# Given instruction
Gather every line that includes the word "standalone", please.

::::::::::

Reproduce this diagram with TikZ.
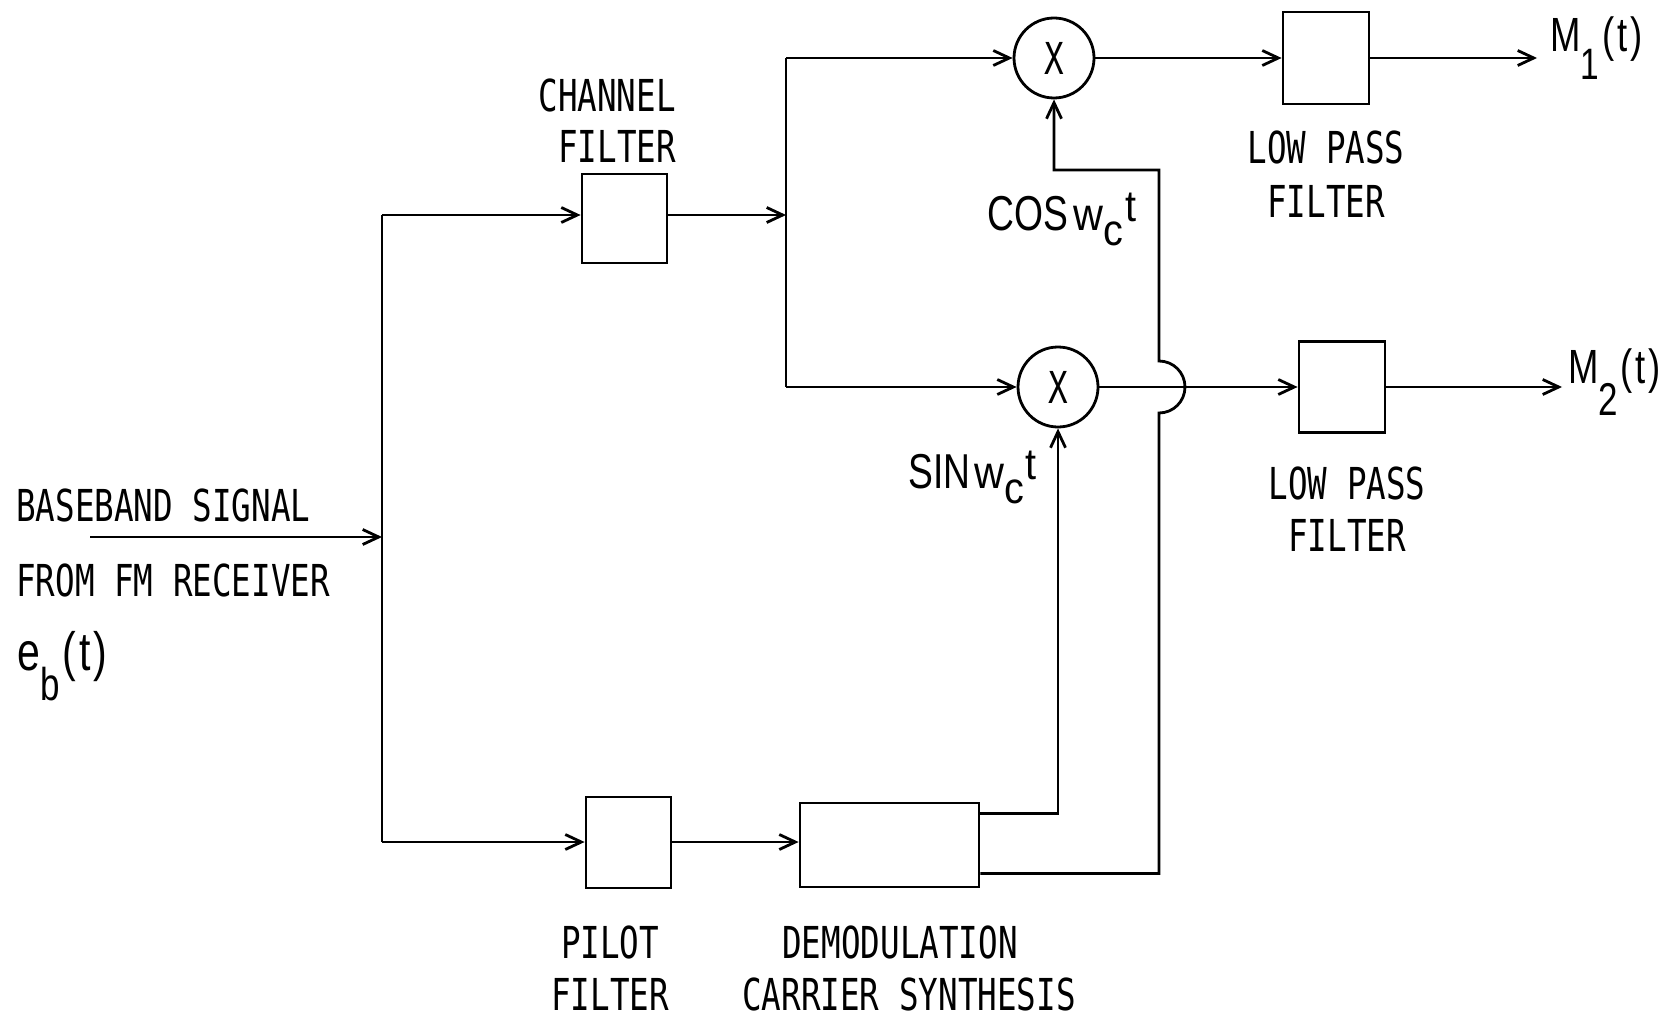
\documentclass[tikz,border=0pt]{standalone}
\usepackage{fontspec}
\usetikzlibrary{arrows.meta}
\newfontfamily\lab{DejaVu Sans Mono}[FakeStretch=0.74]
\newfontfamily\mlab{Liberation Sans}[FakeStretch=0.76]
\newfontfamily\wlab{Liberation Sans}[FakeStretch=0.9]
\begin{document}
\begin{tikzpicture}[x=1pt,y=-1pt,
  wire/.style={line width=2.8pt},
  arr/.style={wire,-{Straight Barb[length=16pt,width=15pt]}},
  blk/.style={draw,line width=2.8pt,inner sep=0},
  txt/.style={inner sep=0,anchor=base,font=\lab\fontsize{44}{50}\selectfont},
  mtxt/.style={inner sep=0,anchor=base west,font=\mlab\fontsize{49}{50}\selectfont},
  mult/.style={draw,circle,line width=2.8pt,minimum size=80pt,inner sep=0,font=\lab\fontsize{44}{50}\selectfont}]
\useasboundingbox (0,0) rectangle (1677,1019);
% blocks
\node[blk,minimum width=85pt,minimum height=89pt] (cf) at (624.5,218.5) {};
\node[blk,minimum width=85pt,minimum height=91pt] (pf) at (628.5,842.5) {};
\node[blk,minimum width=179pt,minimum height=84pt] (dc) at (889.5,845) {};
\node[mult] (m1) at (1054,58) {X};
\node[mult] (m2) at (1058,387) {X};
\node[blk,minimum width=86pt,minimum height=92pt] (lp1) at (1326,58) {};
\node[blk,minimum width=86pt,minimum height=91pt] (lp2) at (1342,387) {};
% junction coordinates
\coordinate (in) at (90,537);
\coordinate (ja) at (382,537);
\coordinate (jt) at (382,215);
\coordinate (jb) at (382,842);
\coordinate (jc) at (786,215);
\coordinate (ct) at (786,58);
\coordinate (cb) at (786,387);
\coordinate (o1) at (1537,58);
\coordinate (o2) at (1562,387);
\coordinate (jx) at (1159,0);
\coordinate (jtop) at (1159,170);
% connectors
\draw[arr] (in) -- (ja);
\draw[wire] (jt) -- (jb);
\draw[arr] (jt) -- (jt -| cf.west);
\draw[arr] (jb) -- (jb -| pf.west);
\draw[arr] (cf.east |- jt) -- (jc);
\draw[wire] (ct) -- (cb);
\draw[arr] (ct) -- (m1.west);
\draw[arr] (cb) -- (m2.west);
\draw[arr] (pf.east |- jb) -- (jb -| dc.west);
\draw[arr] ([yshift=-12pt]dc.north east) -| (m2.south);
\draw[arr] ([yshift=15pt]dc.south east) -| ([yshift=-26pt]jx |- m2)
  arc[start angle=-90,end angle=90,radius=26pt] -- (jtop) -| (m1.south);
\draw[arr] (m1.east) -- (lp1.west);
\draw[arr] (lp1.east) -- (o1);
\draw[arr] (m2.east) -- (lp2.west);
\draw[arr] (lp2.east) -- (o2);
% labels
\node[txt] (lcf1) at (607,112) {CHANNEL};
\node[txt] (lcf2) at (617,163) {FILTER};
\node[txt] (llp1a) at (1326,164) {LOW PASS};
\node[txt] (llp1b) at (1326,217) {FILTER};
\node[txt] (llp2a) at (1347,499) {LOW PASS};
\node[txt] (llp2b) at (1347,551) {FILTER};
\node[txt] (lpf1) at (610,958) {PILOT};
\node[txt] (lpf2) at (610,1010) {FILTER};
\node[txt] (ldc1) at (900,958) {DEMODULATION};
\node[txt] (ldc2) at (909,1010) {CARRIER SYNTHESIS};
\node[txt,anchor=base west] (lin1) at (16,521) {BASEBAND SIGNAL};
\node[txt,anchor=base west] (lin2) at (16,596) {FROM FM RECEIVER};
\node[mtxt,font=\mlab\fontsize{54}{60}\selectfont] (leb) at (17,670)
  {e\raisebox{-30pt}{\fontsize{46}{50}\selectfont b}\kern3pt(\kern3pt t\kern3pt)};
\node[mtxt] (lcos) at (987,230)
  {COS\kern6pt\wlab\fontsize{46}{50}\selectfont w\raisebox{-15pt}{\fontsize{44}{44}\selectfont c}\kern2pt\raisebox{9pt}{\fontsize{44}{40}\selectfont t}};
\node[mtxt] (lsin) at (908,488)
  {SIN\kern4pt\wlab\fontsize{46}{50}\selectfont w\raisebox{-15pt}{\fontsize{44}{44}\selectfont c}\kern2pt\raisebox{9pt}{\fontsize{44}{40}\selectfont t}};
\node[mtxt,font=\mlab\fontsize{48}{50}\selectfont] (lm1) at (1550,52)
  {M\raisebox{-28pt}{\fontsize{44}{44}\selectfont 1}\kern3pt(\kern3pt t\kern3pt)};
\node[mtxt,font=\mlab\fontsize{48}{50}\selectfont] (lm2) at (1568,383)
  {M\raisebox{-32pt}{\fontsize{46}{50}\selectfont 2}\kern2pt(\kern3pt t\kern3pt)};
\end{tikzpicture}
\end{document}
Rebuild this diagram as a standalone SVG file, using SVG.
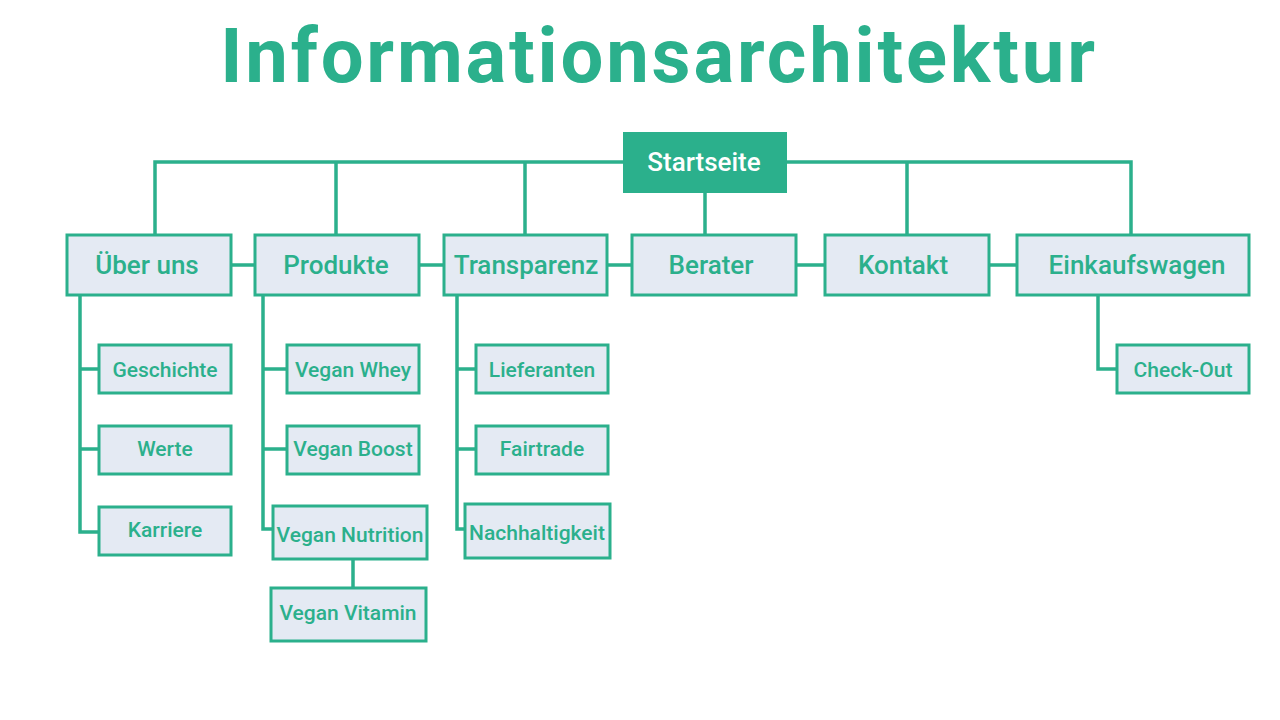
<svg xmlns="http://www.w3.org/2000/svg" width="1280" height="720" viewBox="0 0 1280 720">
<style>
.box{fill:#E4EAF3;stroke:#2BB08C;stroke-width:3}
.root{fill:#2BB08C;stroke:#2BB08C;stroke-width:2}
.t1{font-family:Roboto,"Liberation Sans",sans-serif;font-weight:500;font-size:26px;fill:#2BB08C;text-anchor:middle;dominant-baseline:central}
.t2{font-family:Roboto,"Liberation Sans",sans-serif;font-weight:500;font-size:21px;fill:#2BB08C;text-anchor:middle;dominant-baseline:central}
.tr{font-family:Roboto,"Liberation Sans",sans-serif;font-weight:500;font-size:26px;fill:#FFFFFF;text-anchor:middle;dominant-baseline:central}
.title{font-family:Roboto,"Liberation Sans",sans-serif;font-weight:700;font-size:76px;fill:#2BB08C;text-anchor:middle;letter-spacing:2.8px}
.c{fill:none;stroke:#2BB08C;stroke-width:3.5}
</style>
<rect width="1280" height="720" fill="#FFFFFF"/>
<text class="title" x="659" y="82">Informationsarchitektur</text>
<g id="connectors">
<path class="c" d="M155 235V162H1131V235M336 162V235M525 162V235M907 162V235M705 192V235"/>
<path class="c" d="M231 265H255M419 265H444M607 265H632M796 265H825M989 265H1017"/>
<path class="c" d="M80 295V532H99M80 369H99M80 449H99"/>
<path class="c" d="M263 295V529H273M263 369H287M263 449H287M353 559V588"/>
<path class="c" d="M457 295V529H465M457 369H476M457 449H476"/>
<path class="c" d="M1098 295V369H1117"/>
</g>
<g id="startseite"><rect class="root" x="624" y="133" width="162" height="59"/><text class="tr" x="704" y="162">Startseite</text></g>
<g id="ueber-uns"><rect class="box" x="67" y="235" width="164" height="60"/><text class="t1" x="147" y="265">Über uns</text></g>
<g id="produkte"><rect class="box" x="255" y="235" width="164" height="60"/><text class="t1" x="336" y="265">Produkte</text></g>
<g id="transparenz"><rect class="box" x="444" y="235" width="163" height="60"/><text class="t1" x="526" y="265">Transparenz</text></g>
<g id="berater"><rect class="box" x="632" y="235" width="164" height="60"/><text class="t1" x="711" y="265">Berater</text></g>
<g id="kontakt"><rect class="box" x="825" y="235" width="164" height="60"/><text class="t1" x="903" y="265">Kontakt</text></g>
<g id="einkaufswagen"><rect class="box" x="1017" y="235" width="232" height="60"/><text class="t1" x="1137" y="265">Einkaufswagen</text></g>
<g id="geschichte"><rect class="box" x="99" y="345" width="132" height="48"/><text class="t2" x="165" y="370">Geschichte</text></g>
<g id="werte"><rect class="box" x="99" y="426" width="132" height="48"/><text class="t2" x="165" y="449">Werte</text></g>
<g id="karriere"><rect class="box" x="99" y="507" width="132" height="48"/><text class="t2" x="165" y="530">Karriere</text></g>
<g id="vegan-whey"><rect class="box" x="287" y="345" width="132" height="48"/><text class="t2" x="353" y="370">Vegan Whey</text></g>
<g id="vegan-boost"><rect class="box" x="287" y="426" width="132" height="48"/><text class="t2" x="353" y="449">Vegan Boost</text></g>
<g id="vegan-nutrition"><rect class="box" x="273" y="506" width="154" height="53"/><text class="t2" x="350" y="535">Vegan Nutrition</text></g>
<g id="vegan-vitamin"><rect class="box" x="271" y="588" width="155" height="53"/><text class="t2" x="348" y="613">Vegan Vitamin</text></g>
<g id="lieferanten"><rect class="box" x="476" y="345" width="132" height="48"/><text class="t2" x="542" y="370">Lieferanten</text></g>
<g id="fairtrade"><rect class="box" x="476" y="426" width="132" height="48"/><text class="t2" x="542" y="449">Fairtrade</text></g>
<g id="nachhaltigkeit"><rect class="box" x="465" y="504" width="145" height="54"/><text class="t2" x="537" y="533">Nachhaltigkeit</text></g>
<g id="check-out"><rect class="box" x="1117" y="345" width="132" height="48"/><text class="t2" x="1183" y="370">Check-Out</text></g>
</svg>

::::::::::

# Exercise answer
\documentclass[tikz,border=0pt]{standalone}
Rebuild this diagram as a standalone SVG file, using SVG.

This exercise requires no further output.